Night Moves: “Country Queen”
The Midwest has always been a bastion of good, ol’ fashioned rock ‘n’ roll. When the world descends into post-apocalyptical musical madness of masticated and regurgitated, synthesized and electronified beats and loops, chances are roving bands of rock-starved road warriors will trek across the barren dub-stepped wasteland towards the Midwest of legend in search of the mythical last guitar. And now from the Upper-Midwest (Twin) cities that brought you the likes of Hüsker Dü, The Jayhawks, The Replacements and Prince comes the Minneapolis quartet Night Moves, a band with a pretty hefty sense of reverence for what came before, but unafraid of the new.
The trio of John Pelant (guitars/vocals), Micky Alfano (bass) and multi-instrumentalist Mark Ritsema make up the heart Night Moves. They’re joined by drummer Jared Isabella. In the past year or so, Night Moves has gone from local Minneapolis faves (they were voted by the Twin Cities’ alt weekly City Pages‘ Best New Band of 2012) with nary a physical record out to joining the roster of Domino Records (home to Animal Collective, Hot Chip, Dirty Projectors and The Kills) and an upcoming national headlining tour.
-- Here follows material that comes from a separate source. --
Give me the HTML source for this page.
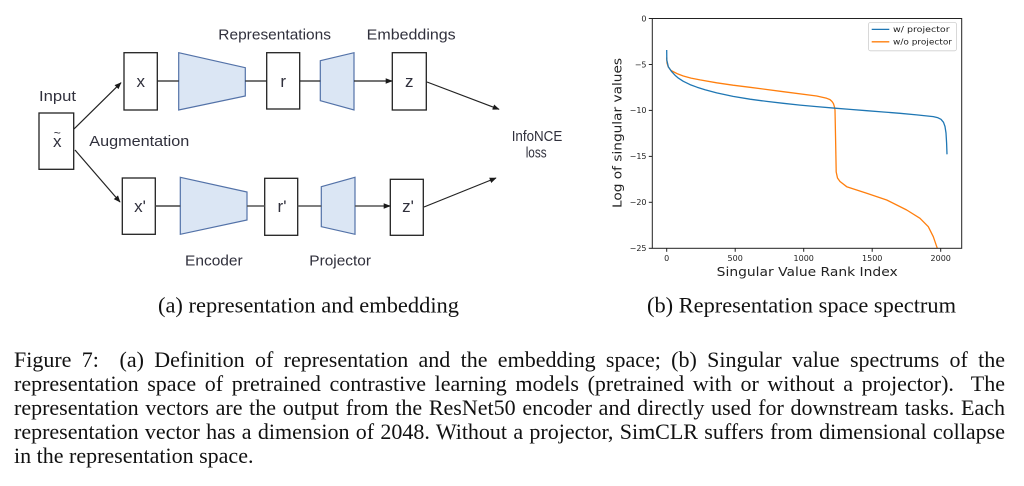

Also coming down the pipe is Night Moves’ debut full-length Colored Emotions (out Oct. 9 on Domino). The band has let slip one of the record’s songs, and it’s been featured on Spin.com and Pitchfork (to name a couple big ones). The track, “Country Queen,” starts off in a sort of downcast, neo-folk, indie-rock kind of vibe (think bands like Dr. Dog or The Felice Brothers). The band’s folk-rock chops may have something to do with Alfano and Ritsema’s membership in the now-defunct, Minneapolis Gram Parson’s tribute band The Flying Dorito Brothers. But just when you think that you have “Country Queen” figured out, the band descends into some heavy 70s rock ballad territory of the kind Paul McCartney used to excel at. The lightness of the folk tinges balances out the weightier, rockier tones. It makes for a tune that unabashedly pays homage to the old while unpretentiously moves in the new. The band comes from a long line of genre-defining Midwest rockers. Now with some fresh wind in their sails, Night Moves might be next.